## Instructions to follow
Spot each line in the records below where the word "this" occurs, then copy it.

Part of a data file

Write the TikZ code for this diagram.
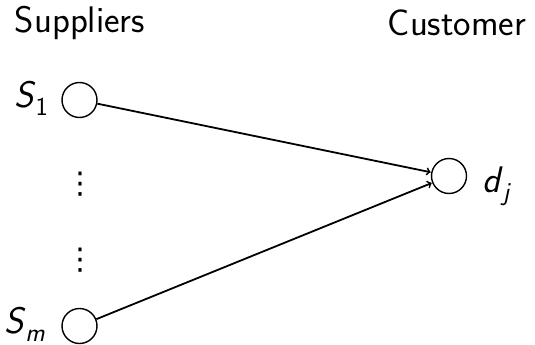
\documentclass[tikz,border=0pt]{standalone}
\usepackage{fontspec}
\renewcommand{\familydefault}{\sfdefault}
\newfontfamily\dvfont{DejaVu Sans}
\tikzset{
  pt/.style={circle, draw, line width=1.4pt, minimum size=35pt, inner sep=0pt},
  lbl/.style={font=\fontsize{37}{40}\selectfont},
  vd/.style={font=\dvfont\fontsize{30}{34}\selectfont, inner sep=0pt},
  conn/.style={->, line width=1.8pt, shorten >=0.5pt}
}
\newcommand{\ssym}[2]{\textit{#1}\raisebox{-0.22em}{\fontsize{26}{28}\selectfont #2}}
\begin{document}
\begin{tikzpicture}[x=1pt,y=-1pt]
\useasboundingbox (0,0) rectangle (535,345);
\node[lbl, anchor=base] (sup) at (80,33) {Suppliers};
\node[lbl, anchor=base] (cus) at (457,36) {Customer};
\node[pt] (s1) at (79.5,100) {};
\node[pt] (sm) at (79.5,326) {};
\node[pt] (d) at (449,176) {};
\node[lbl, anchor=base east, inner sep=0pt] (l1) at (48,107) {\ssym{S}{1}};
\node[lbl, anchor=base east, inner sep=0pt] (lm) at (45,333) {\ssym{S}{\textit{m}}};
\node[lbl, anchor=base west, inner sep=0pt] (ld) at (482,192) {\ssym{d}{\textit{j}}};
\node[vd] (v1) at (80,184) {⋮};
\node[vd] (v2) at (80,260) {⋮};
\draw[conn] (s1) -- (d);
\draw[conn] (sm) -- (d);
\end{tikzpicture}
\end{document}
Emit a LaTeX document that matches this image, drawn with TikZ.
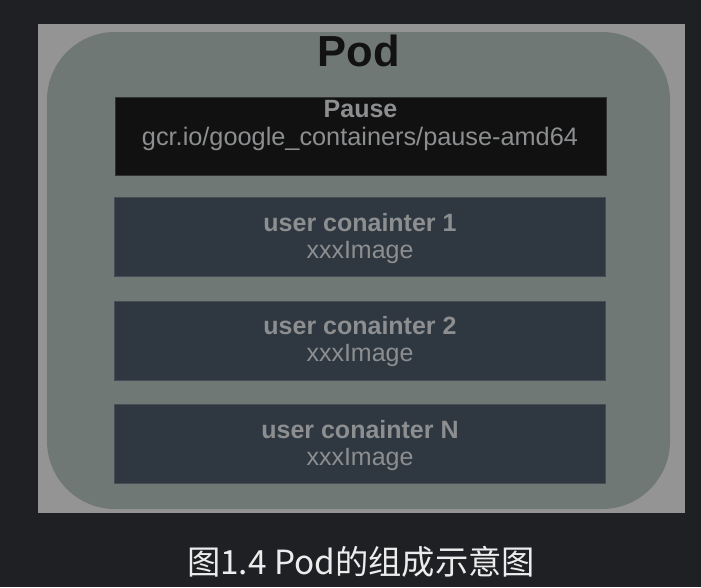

## Full solution
Write the TikZ code for this diagram.
Emit a LaTeX document that matches this image, drawn with TikZ.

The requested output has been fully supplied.